Federal Auditor General Sheila Fraser will conduct a full audit of the Deh Cho Bridge project in the Northwest Territories.
Fraser has agreed to a request by the N.W.T.'s regular MLAs for an audit of the controversial project, which has been the subject of construction problems, contract disputes, soaring costs and heated debates.
"I'm hoping that the auditor general gets in and goes through the project from top to bottom with a fine-toothed comb," Yellowknife Kam Lake MLA Dave Ramsay, who called for the audit two months ago, told CBC News on Tuesday.
"Hopefully some fingers are pointed in the direction they should be pointed. For me that's what this is all about — it's all about accountability."
Fraser notified the government of the audit on April 29. The audit is expected to be completed in about seven months.

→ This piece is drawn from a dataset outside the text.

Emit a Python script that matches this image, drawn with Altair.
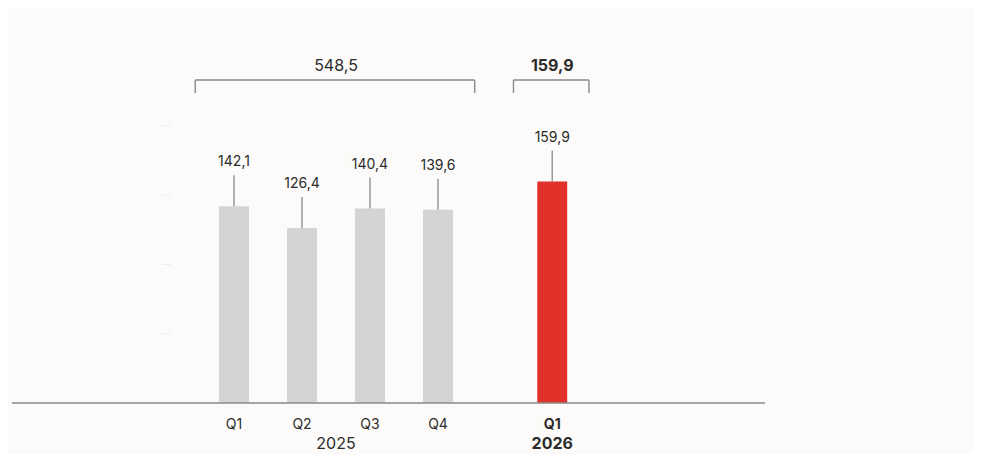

Assumed full responsibility
The bridge, currently half completed, will span one kilometre across the Mackenzie River at Fort Providence, N.W.T., and link North Slave communities year-round to points south. Once completed, it will replace the current summer ferry and winter ice crossing across the river.
Earlier this year, the territorial government took full financial responsibility for the project, which was previously a joint venture with the Deh Cho Bridge Corp., which was to operate the bridge.
The cost of building the bridge has swollen from an initial estimate of $55 million to the current price tag of $182 million.
Former premier Joe Handley, whose government entered into agreements to build the bridge just before the 2007 territorial election, said he does not understand why the current government has taken over responsibility for the project.
As for the federal audit, Handley said he does not expect it to uncover any new information.
"You know, I don't know what's happened since I was there. But certainly in the time that I was there, I don't think she'll find anything," he said.
"I couldn't imagine anything since, either, but who knows?"